Do not include the pictures; repeat the rest of the data exactly.

## DATA EXTRACT:
▶
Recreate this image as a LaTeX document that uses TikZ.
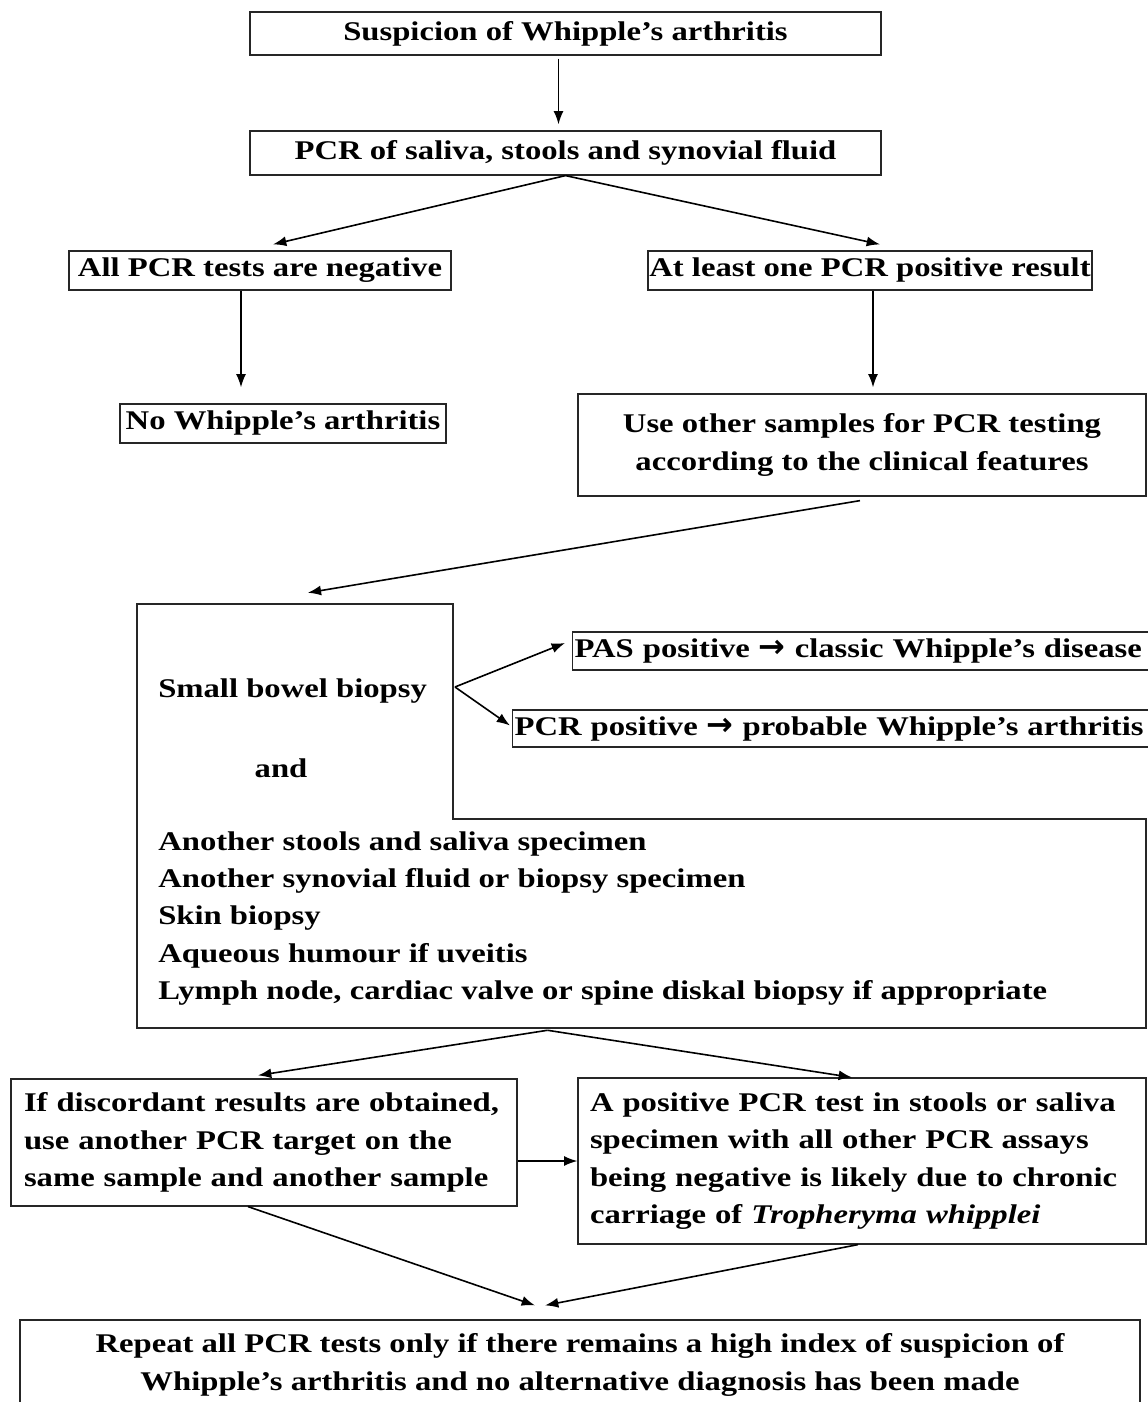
\documentclass[tikz,border=0pt]{standalone}
\usepackage{fontspec}
\setmainfont{Liberation Serif}[FakeStretch=1.21]
\newfontfamily\symfont{DejaVu Sans}
\newcommand{\thickarrow}{{\symfont\bfseries\fontsize{24pt}{28pt}\selectfont →}}
\usetikzlibrary{arrows.meta,calc}

\begin{document}
\begin{tikzpicture}[x=0.75pt, y=-0.75pt,
    box/.style={rectangle, draw=black!85, line width=0.9pt, inner sep=0pt, align=center, font=\fontsize{20.25pt}{28.1pt}\selectfont\bfseries},
    txt/.style={inner sep=0pt, font=\fontsize{20.25pt}{28.1pt}\selectfont\bfseries},
    arr/.style={-{Latex[length=10pt,width=7.5pt]}, line width=1.2pt}
]
\useasboundingbox (0,0) rectangle (1147,1402);
\fill[white] (0,0) rectangle (1147,1402);

\node[box, minimum width=473.25pt, minimum height=32.25pt] (susp) at (565.5,33.5) {Suspicion of Whipple’s arthritis};
\node[box, minimum width=473.25pt, minimum height=33pt] (pcr) at (565.5,153) {PCR of saliva, stools and synovial fluid};
\node[box, minimum width=286.5pt, minimum height=29.25pt] (neg) at (260,270.5) {All PCR tests are negative};
\node[box, minimum width=333pt, minimum height=29.25pt] (posres) at (870,270.5) {At least one PCR positive result};
\node[box, minimum width=244.5pt, minimum height=29.25pt] (nowa) at (283,423.5) {No Whipple’s arthritis};
\node[box, minimum width=426pt, minimum height=76.5pt] (other) at (862,445) {Use other samples for PCR testing\\according to the clinical features};

\node[minimum width=756.75pt, minimum height=318pt, inner sep=0pt] (samples) at (641.5,816) {};
\draw[draw=black!85, line width=0.9pt] (137,604) -- (453,604) -- (453,819) -- (1146,819) -- (1146,1028) -- (137,1028) -- cycle;
\node[txt, anchor=west] (bowel) at (158,691) {Small bowel biopsy};
\node[txt] (and) at (281,768) {and};
\node[txt, anchor=west, align=left] (tests) at (158,918.5) {Another stools and saliva specimen\\Another synovial fluid or biopsy specimen\\Skin biopsy\\Aqueous humour if uveitis\\Lymph node, cardiac valve or spine diskal biopsy if appropriate};
\coordinate (fork) at (455,687);

\node[box, anchor=west, align=left, text width=450pt, inner xsep=1.5pt, minimum height=28.5pt] (pas) at (572,651) {PAS positive \thickarrow{} classic Whipple’s disease};
\node[box, anchor=west, align=left, text width=495pt, inner xsep=1.5pt, minimum height=27.75pt] (pcrpos) at (512,728.5) {PCR positive \thickarrow{} probable Whipple’s arthritis};

\node[box, align=left, text width=360pt, minimum width=379.5pt, minimum height=95.25pt] (disc) at (264,1142.5) {If discordant results are obtained,\\use another PCR target on the\\same sample and another sample};
\node[box, align=left, text width=408pt, inner xsep=9pt, minimum height=124.5pt] (carr) at (862,1161) {A positive PCR test in stools or saliva\\specimen with all other PCR assays\\being negative is likely due to chronic\\carriage of \textit{Tropheryma whipplei}};
\node[box, minimum width=840pt, minimum height=67.5pt] (repeat) at (580,1365) {Repeat all PCR tests only if there remains a high index of suspicion of\\Whipple’s arthritis and no alternative diagnosis has been made};

\draw[arr] ($(susp.south)+(-7,3)$) -- ($(pcr.north)+(-7,-6)$);
\draw[arr] (pcr.south) -- ($(neg.north)+(13,-6)$);
\draw[arr] (pcr.south) -- ($(posres.north)+(10,-6)$);
\draw[arr] ($(neg.south)+(-19,0)$) -- ($(neg.south |- nowa.north)+(-19,-16)$);
\draw[arr] ($(posres.south)+(3,0)$) -- ($(posres.south |- other.north)+(3,-6)$);
\draw[arr] ($(other.south)+(-2,4)$) -- ($(samples.north west)+(171,-11)$);
\draw[arr] (fork) -- ($(pas.west)+(-7,-8)$);
\draw[arr] (fork) -- ($(pcrpos.west)+(-2,-3)$);
\draw[arr] ($(samples.south)+(-94,2)$) -- ($(disc.north)+(-6,-3)$);
\draw[arr] ($(samples.south)+(-94,2)$) -- ($(carr.north)+(-10,0)$);
\draw[arr] (disc.east |- carr.west) -- (carr.west);
\draw[arr] ($(disc.south)+(-16,0)$) -- ($(repeat.north)+(-45,-14)$);
\draw[arr] ($(carr.south)+(-4,0)$) -- ($(repeat.north)+(-35,-14)$);
\end{tikzpicture}
\end{document}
◀
## COMPLETE ANSWER:
Recreate this image as a LaTeX document that uses TikZ.
\documentclass[tikz,border=0pt]{standalone}
\usepackage{fontspec}
\setmainfont{Liberation Serif}[FakeStretch=1.21]
\newfontfamily\symfont{DejaVu Sans}
\newcommand{\thickarrow}{{\symfont\bfseries\fontsize{24pt}{28pt}\selectfont →}}
\usetikzlibrary{arrows.meta,calc}

\begin{document}
\begin{tikzpicture}[x=0.75pt, y=-0.75pt,
    box/.style={rectangle, draw=black!85, line width=0.9pt, inner sep=0pt, align=center, font=\fontsize{20.25pt}{28.1pt}\selectfont\bfseries},
    txt/.style={inner sep=0pt, font=\fontsize{20.25pt}{28.1pt}\selectfont\bfseries},
    arr/.style={-{Latex[length=10pt,width=7.5pt]}, line width=1.2pt}
]
\useasboundingbox (0,0) rectangle (1147,1402);
\fill[white] (0,0) rectangle (1147,1402);

\node[box, minimum width=473.25pt, minimum height=32.25pt] (susp) at (565.5,33.5) {Suspicion of Whipple’s arthritis};
\node[box, minimum width=473.25pt, minimum height=33pt] (pcr) at (565.5,153) {PCR of saliva, stools and synovial fluid};
\node[box, minimum width=286.5pt, minimum height=29.25pt] (neg) at (260,270.5) {All PCR tests are negative};
\node[box, minimum width=333pt, minimum height=29.25pt] (posres) at (870,270.5) {At least one PCR positive result};
\node[box, minimum width=244.5pt, minimum height=29.25pt] (nowa) at (283,423.5) {No Whipple’s arthritis};
\node[box, minimum width=426pt, minimum height=76.5pt] (other) at (862,445) {Use other samples for PCR testing\\according to the clinical features};

\node[minimum width=756.75pt, minimum height=318pt, inner sep=0pt] (samples) at (641.5,816) {};
\draw[draw=black!85, line width=0.9pt] (137,604) -- (453,604) -- (453,819) -- (1146,819) -- (1146,1028) -- (137,1028) -- cycle;
\node[txt, anchor=west] (bowel) at (158,691) {Small bowel biopsy};
\node[txt] (and) at (281,768) {and};
\node[txt, anchor=west, align=left] (tests) at (158,918.5) {Another stools and saliva specimen\\Another synovial fluid or biopsy specimen\\Skin biopsy\\Aqueous humour if uveitis\\Lymph node, cardiac valve or spine diskal biopsy if appropriate};
\coordinate (fork) at (455,687);

\node[box, anchor=west, align=left, text width=450pt, inner xsep=1.5pt, minimum height=28.5pt] (pas) at (572,651) {PAS positive \thickarrow{} classic Whipple’s disease};
\node[box, anchor=west, align=left, text width=495pt, inner xsep=1.5pt, minimum height=27.75pt] (pcrpos) at (512,728.5) {PCR positive \thickarrow{} probable Whipple’s arthritis};

\node[box, align=left, text width=360pt, minimum width=379.5pt, minimum height=95.25pt] (disc) at (264,1142.5) {If discordant results are obtained,\\use another PCR target on the\\same sample and another sample};
\node[box, align=left, text width=408pt, inner xsep=9pt, minimum height=124.5pt] (carr) at (862,1161) {A positive PCR test in stools or saliva\\specimen with all other PCR assays\\being negative is likely due to chronic\\carriage of \textit{Tropheryma whipplei}};
\node[box, minimum width=840pt, minimum height=67.5pt] (repeat) at (580,1365) {Repeat all PCR tests only if there remains a high index of suspicion of\\Whipple’s arthritis and no alternative diagnosis has been made};

\draw[arr] ($(susp.south)+(-7,3)$) -- ($(pcr.north)+(-7,-6)$);
\draw[arr] (pcr.south) -- ($(neg.north)+(13,-6)$);
\draw[arr] (pcr.south) -- ($(posres.north)+(10,-6)$);
\draw[arr] ($(neg.south)+(-19,0)$) -- ($(neg.south |- nowa.north)+(-19,-16)$);
\draw[arr] ($(posres.south)+(3,0)$) -- ($(posres.south |- other.north)+(3,-6)$);
\draw[arr] ($(other.south)+(-2,4)$) -- ($(samples.north west)+(171,-11)$);
\draw[arr] (fork) -- ($(pas.west)+(-7,-8)$);
\draw[arr] (fork) -- ($(pcrpos.west)+(-2,-3)$);
\draw[arr] ($(samples.south)+(-94,2)$) -- ($(disc.north)+(-6,-3)$);
\draw[arr] ($(samples.south)+(-94,2)$) -- ($(carr.north)+(-10,0)$);
\draw[arr] (disc.east |- carr.west) -- (carr.west);
\draw[arr] ($(disc.south)+(-16,0)$) -- ($(repeat.north)+(-45,-14)$);
\draw[arr] ($(carr.south)+(-4,0)$) -- ($(repeat.north)+(-35,-14)$);
\end{tikzpicture}
\end{document}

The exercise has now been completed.